** Begin **
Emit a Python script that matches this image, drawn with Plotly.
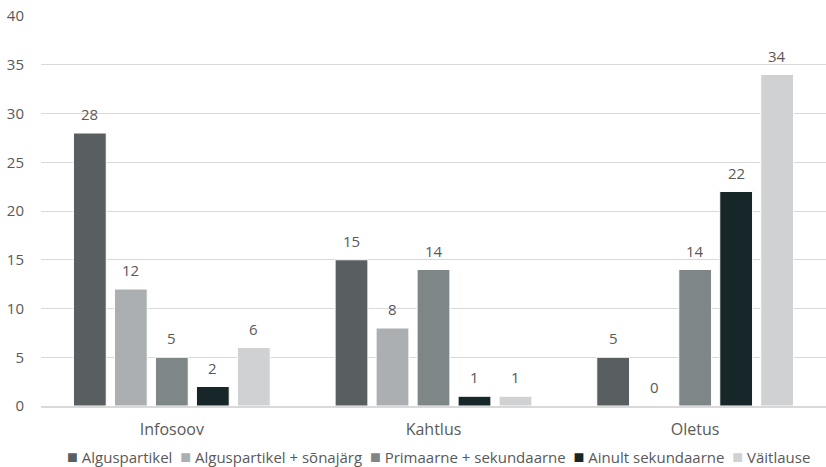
import plotly.graph_objects as go

categories = ["Infosoov", "Kahtlus", "Oletus"]
series_names = ["Alguspartikel", "Alguspartikel + sõnajärg", "Primaarne + sekundaarne", "Ainult sekundaarne", "Väitlause"]
alguspartikel = [28, 15, 5]
alguspartikel_sonajarg = [12, 8, 0]
primaarne_sekundaarne = [5, 14, 14]
ainult_sekundaarne = [2, 1, 22]
vaitlause = [6, 1, 34]
series_values = [alguspartikel, alguspartikel_sonajarg, primaarne_sekundaarne, ainult_sekundaarne, vaitlause]
colors = ["#595f61", "#abafb1", "#7f8688", "#172629", "#d0d1d2"]
y_ticks = [0, 5, 10, 15, 20, 25, 30, 35, 40]

FONT = "Open Sans"
TXT = "#595959"
W, H = 826, 467
ML, MR, MT, MB = 41, 0, 16, 61
BARGAP = 0.2166
n = len(series_names)
cat_px = (W - ML - MR) / len(categories)
pitch = cat_px * (1 - BARGAP) / n

fig = go.Figure()
for name, vals, col in zip(series_names, series_values, colors):
    fig.add_trace(go.Bar(
        x=categories, y=vals, name=name,
        marker=dict(color=col, line=dict(color="white", width=1)),
        showlegend=False,
    ))

# data labels above bars
for i, vals in enumerate(series_values):
    for c, v in zip(categories, vals):
        fig.add_annotation(
            x=c, y=v, xref="x", yref="y", text=str(v), showarrow=False,
            xshift=(i - (n - 1) / 2) * pitch, yshift=7, yanchor="bottom",
            font=dict(family=FONT, size=15, color=TXT),
        )

# legend line
parts = []
for name, col in zip(series_names, colors):
    parts.append(f"<span style='color:{col};font-size:18px'>■</span> {name}")
legend_text = "&nbsp; ".join(parts)
fig.add_annotation(
    x=0.507, y=-(50 / (H - MT - MB)), xref="paper", yref="paper",
    text=legend_text, showarrow=False, xanchor="center", yanchor="middle",
    font=dict(family=FONT, size=15, color=TXT),
)

fig.update_layout(
    width=W, height=H,
    paper_bgcolor="white", plot_bgcolor="white",
    margin=dict(l=ML, r=MR, t=MT, b=MB),
    barmode="group", bargap=BARGAP, bargroupgap=0.2,
    font=dict(family=FONT, size=14, color=TXT),
    showlegend=False,
    xaxis=dict(showgrid=False, showline=True, linecolor="#d9d9d9", linewidth=1.5,
               ticks="", tickfont=dict(family=FONT, size=16, color=TXT),
               ticklabelstandoff=8),
    yaxis=dict(range=[0, 40], tickvals=y_ticks, showgrid=True, gridcolor="#d9d9d9",
               gridwidth=1, zeroline=False, showline=False, ticks="",
               tickfont=dict(family=FONT, size=15, color=TXT), ticklabelstandoff=16),
)

fig.write_html("out.html", config={"displayModeBar": False},
               post_script="document.body.style.margin='0';")
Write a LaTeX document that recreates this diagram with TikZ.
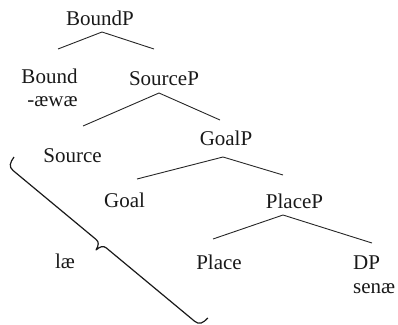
\documentclass[tikz,border=0pt]{standalone}
\usepackage{fontspec}
\setmainfont{Liberation Serif}
\begin{document}
\begin{tikzpicture}[x=1pt,y=-1pt,
  lbl/.style={font=\fontsize{21}{24}\selectfont, inner sep=0pt, anchor=base, text=black!90},
  lblw/.style={lbl, anchor=base west},
  edge/.style={draw=black!85, line width=0.9pt},
  bracepath/.style={draw=black!90, line width=1.2pt, line join=round}]
\useasboundingbox (0,0) rectangle (398,324);
% labels
\node[lbl] (boundp) at (100,25) {BoundP};
\node[lbl] (bound) at (49.5,83) {Bound};
\node[lbl] (awae) at (52.5,106) {-æwæ};
\node[lbl] (sourcep) at (164,85) {SourceP};
\node[lbl] (source) at (72.5,162) {Source};
\node[lbl] (goalp) at (226,145) {GoalP};
\node[lbl] (goal) at (124.5,207) {Goal};
\node[lbl] (placep) at (294.5,208) {PlaceP};
\node[lbl] (place) at (219,269) {Place};
\node[lblw] (dp) at (353,269) {DP};
\node[lblw] (senae) at (353,293) {senæ};
\node[lbl] (lae) at (65,268) {læ};
% branch points
\coordinate (b-top) at (102,32);
\coordinate (b-l) at (58,49);
\coordinate (b-r) at (154,49);
\coordinate (s-top) at (159,93);
\coordinate (s-l) at (83,126);
\coordinate (s-r) at (220,120);
\coordinate (g-top) at (223,157);
\coordinate (g-l) at (137,179);
\coordinate (g-r) at (283,175);
\coordinate (p-top) at (283,215);
\coordinate (p-l) at (213,239);
\coordinate (p-r) at (372,243);
\draw[edge] (b-l) -- (b-top) -- (b-r);
\draw[edge] (s-l) -- (s-top) -- (s-r);
\draw[edge] (g-l) -- (g-top) -- (g-r);
\draw[edge] (p-l) -- (p-top) -- (p-r);
% brace
\begin{scope}[shift={(14,157)}, rotate=-39.7]
\draw[bracepath] (0,0) .. controls (0.5,7) and (2,11) .. (8,11) -- (116,11)
  .. controls (120,11) and (121.5,14) .. (122.5,19)
  .. controls (123.5,14) and (125,11) .. (129,11) -- (244,11)
  .. controls (250,11) and (251.5,7) .. (252,0);
\end{scope}
\end{tikzpicture}
\end{document}
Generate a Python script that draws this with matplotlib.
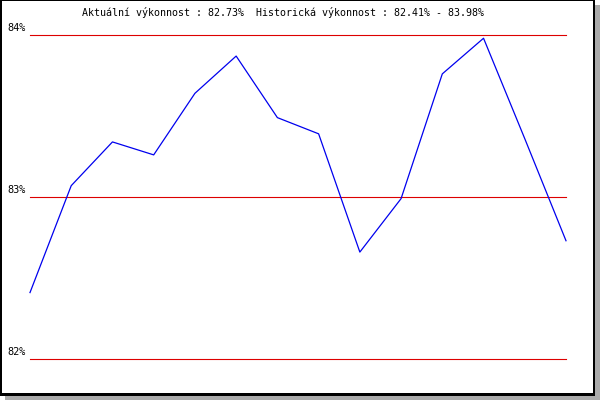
import matplotlib
matplotlib.use("Agg")
import matplotlib.pyplot as plt
from matplotlib.patches import Rectangle

# performance values (%)
values = [82.41, 83.07, 83.34, 83.26, 83.64, 83.87, 83.49, 83.39,
          82.66, 82.99, 83.76, 83.98, 83.36, 82.73]
y_ticks = [82, 83, 84]
y_labels = ["82%", "83%", "84%"]
title = "Aktuální výkonnost : 82.73%  Historická výkonnost : 82.41% - 83.98%"

W, H = 600, 400
fig = plt.figure(figsize=(W / 100, H / 100), dpi=100)
fig.patch.set_facecolor("white")

# frame with drop shadow (pixel coords, converted to figure fraction)
def px_rect(x0, y0, x1, y1, color):
    fig.patches.append(Rectangle((x0 / W, 1 - y1 / H), (x1 - x0) / W, (y1 - y0) / H,
                                 transform=fig.transFigure, facecolor=color,
                                 edgecolor="none", zorder=-10))

px_rect(5, 5, 600, 400, "#aaaaaa")
px_rect(0, 0, 595, 396, "black")
px_rect(2, 1, 593, 393, "white")

ax = fig.add_axes([30 / W, 1 - 359 / H, (566 - 30) / W, (359 - 35) / H])
ax.set_facecolor("none")
for s in ax.spines.values():
    s.set_visible(False)
ax.set_xlim(0, len(values) - 1)
ax.set_ylim(82, 84)
ax.set_xticks([])
ax.set_yticks([])

for t, lab in zip(y_ticks, y_labels):
    ax.axhline(t, color="#dd0000", lw=0.8, zorder=1, clip_on=False)
    ax.annotate(lab, xy=(0, t), xycoords=("axes fraction", "data"),
                xytext=(-4, 2), textcoords="offset pixels",
                ha="right", va="bottom", fontsize=7.4,
                family="DejaVu Sans Mono", color="black")

ax.plot(range(len(values)), values, color="#0000ee", lw=0.9, zorder=2, clip_on=False)

fig.text(283 / W, 1 - 13 / H, title, ha="center", va="center",
         fontsize=7.2, family="DejaVu Sans Mono", color="black")

fig.savefig("out.png", dpi=100)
** End **
- _Exercise aim_:
Start at the first line of the records and write out everything up to and including the line containing "y_ticks = [0, 5, 10, 15, 20, 25, 30, 35, 40]". No pictures.

- _Exercise output_:
Emit a Python script that matches this image, drawn with Plotly.
import plotly.graph_objects as go

categories = ["Infosoov", "Kahtlus", "Oletus"]
series_names = ["Alguspartikel", "Alguspartikel + sõnajärg", "Primaarne + sekundaarne", "Ainult sekundaarne", "Väitlause"]
alguspartikel = [28, 15, 5]
alguspartikel_sonajarg = [12, 8, 0]
primaarne_sekundaarne = [5, 14, 14]
ainult_sekundaarne = [2, 1, 22]
vaitlause = [6, 1, 34]
series_values = [alguspartikel, alguspartikel_sonajarg, primaarne_sekundaarne, ainult_sekundaarne, vaitlause]
colors = ["#595f61", "#abafb1", "#7f8688", "#172629", "#d0d1d2"]
y_ticks = [0, 5, 10, 15, 20, 25, 30, 35, 40]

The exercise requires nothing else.